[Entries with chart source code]

— begin —

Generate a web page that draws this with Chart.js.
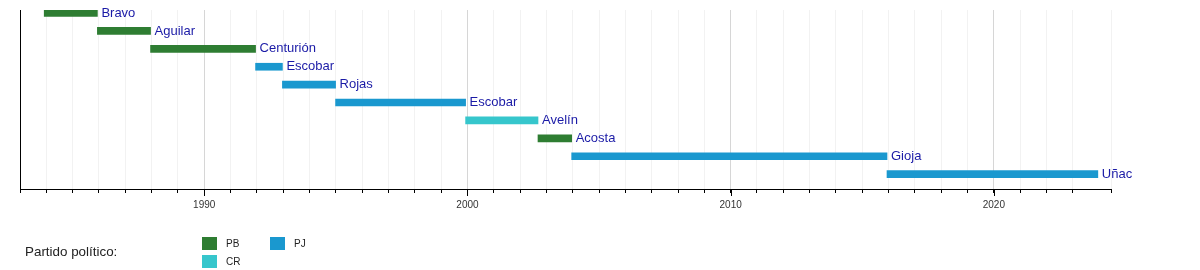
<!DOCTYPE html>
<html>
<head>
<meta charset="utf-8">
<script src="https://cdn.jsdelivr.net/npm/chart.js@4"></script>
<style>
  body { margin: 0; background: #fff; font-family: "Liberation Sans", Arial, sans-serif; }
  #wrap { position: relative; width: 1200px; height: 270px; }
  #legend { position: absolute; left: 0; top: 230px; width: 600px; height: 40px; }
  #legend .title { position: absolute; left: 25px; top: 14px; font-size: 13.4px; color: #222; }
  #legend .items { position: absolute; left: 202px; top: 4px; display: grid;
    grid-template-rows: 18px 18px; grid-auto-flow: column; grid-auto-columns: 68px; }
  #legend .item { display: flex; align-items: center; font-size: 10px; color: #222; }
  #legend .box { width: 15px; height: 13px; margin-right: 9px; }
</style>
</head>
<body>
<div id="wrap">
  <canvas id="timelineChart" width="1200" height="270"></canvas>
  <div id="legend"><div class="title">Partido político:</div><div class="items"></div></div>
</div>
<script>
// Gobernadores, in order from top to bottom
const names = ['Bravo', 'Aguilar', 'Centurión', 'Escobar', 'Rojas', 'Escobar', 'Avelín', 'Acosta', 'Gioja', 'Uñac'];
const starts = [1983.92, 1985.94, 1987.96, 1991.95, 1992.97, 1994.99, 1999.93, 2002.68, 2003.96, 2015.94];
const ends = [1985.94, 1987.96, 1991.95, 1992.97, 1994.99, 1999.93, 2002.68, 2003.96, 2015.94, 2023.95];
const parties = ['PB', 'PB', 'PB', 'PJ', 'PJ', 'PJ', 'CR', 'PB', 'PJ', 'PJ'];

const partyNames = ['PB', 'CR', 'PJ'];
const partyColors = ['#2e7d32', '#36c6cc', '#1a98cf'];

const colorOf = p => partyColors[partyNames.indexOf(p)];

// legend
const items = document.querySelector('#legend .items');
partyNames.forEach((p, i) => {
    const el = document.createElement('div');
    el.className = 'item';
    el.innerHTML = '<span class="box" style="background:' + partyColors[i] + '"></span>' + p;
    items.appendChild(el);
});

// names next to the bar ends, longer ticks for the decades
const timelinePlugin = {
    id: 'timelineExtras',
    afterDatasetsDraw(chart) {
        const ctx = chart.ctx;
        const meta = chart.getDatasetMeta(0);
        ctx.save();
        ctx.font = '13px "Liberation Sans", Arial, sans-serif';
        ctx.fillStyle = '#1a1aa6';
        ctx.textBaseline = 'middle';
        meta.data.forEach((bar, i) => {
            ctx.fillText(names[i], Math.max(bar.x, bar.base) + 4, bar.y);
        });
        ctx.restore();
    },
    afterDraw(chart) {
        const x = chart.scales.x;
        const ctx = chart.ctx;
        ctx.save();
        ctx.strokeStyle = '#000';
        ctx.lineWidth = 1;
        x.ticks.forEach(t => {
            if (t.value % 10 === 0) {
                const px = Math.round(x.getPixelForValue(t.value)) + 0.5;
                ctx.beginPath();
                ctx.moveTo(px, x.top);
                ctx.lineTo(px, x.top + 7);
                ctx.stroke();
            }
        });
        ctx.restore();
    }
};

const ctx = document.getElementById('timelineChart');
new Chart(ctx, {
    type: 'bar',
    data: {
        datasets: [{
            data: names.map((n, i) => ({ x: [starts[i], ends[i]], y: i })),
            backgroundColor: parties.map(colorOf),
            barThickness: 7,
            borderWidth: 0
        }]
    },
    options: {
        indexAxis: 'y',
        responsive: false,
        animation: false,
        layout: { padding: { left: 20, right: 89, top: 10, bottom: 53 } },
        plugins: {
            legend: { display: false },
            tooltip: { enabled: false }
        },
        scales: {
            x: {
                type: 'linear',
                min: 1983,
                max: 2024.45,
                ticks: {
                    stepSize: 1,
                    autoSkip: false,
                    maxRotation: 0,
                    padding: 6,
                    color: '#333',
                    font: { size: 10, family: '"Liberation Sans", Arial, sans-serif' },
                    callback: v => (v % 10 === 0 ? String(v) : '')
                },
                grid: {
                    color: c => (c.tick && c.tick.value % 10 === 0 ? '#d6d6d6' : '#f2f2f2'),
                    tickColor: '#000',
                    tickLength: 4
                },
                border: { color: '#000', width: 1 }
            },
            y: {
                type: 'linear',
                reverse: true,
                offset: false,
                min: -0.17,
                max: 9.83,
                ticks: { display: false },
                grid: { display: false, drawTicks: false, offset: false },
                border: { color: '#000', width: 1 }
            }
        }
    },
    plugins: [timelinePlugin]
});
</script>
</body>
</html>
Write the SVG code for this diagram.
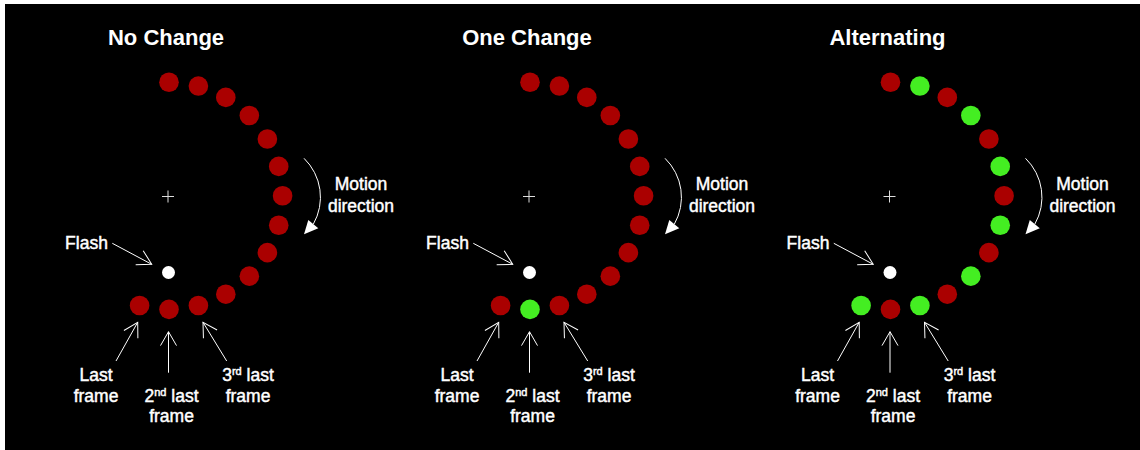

— end —

> _YOUR GOAL_: Drop the pictures and reproduce the rest of the entries above exactly.

> _REPLY_:
Generate a web page that draws this with Chart.js.
<!DOCTYPE html>
<html>
<head>
<meta charset="utf-8">
<script src="https://cdn.jsdelivr.net/npm/chart.js@4"></script>
<style>
  body { margin: 0; background: #fff; font-family: "Liberation Sans", Arial, sans-serif; }
  #wrap { position: relative; width: 1200px; height: 270px; }
  #legend { position: absolute; left: 0; top: 230px; width: 600px; height: 40px; }
  #legend .title { position: absolute; left: 25px; top: 14px; font-size: 13.4px; color: #222; }
  #legend .items { position: absolute; left: 202px; top: 4px; display: grid;
    grid-template-rows: 18px 18px; grid-auto-flow: column; grid-auto-columns: 68px; }
  #legend .item { display: flex; align-items: center; font-size: 10px; color: #222; }
  #legend .box { width: 15px; height: 13px; margin-right: 9px; }
</style>
</head>
<body>
<div id="wrap">
  <canvas id="timelineChart" width="1200" height="270"></canvas>
  <div id="legend"><div class="title">Partido político:</div><div class="items"></div></div>
</div>
<script>
// Gobernadores, in order from top to bottom
const names = ['Bravo', 'Aguilar', 'Centurión', 'Escobar', 'Rojas', 'Escobar', 'Avelín', 'Acosta', 'Gioja', 'Uñac'];
const starts = [1983.92, 1985.94, 1987.96, 1991.95, 1992.97, 1994.99, 1999.93, 2002.68, 2003.96, 2015.94];
const ends = [1985.94, 1987.96, 1991.95, 1992.97, 1994.99, 1999.93, 2002.68, 2003.96, 2015.94, 2023.95];
const parties = ['PB', 'PB', 'PB', 'PJ', 'PJ', 'PJ', 'CR', 'PB', 'PJ', 'PJ'];

const partyNames = ['PB', 'CR', 'PJ'];
const partyColors = ['#2e7d32', '#36c6cc', '#1a98cf'];

const colorOf = p => partyColors[partyNames.indexOf(p)];

// legend
const items = document.querySelector('#legend .items');
partyNames.forEach((p, i) => {
    const el = document.createElement('div');
    el.className = 'item';
    el.innerHTML = '<span class="box" style="background:' + partyColors[i] + '"></span>' + p;
    items.appendChild(el);
});

// names next to the bar ends, longer ticks for the decades
const timelinePlugin = {
    id: 'timelineExtras',
    afterDatasetsDraw(chart) {
        const ctx = chart.ctx;
        const meta = chart.getDatasetMeta(0);
        ctx.save();
        ctx.font = '13px "Liberation Sans", Arial, sans-serif';
        ctx.fillStyle = '#1a1aa6';
        ctx.textBaseline = 'middle';
        meta.data.forEach((bar, i) => {
            ctx.fillText(names[i], Math.max(bar.x, bar.base) + 4, bar.y);
        });
        ctx.restore();
    },
    afterDraw(chart) {
        const x = chart.scales.x;
        const ctx = chart.ctx;
        ctx.save();
        ctx.strokeStyle = '#000';
        ctx.lineWidth = 1;
        x.ticks.forEach(t => {
            if (t.value % 10 === 0) {
                const px = Math.round(x.getPixelForValue(t.value)) + 0.5;
                ctx.beginPath();
                ctx.moveTo(px, x.top);
                ctx.lineTo(px, x.top + 7);
                ctx.stroke();
            }
        });
        ctx.restore();
    }
};

const ctx = document.getElementById('timelineChart');
new Chart(ctx, {
    type: 'bar',
    data: {
        datasets: [{
            data: names.map((n, i) => ({ x: [starts[i], ends[i]], y: i })),
            backgroundColor: parties.map(colorOf),
            barThickness: 7,
            borderWidth: 0
        }]
    },
    options: {
        indexAxis: 'y',
        responsive: false,
        animation: false,
        layout: { padding: { left: 20, right: 89, top: 10, bottom: 53 } },
        plugins: {
            legend: { display: false },
            tooltip: { enabled: false }
        },
        scales: {
            x: {
                type: 'linear',
                min: 1983,
                max: 2024.45,
                ticks: {
                    stepSize: 1,
                    autoSkip: false,
                    maxRotation: 0,
                    padding: 6,
                    color: '#333',
                    font: { size: 10, family: '"Liberation Sans", Arial, sans-serif' },
                    callback: v => (v % 10 === 0 ? String(v) : '')
                },
                grid: {
                    color: c => (c.tick && c.tick.value % 10 === 0 ? '#d6d6d6' : '#f2f2f2'),
                    tickColor: '#000',
                    tickLength: 4
                },
                border: { color: '#000', width: 1 }
            },
            y: {
                type: 'linear',
                reverse: true,
                offset: false,
                min: -0.17,
                max: 9.83,
                ticks: { display: false },
                grid: { display: false, drawTicks: false, offset: false },
                border: { color: '#000', width: 1 }
            }
        }
    },
    plugins: [timelinePlugin]
});
</script>
</body>
</html>
Write the SVG code for this diagram.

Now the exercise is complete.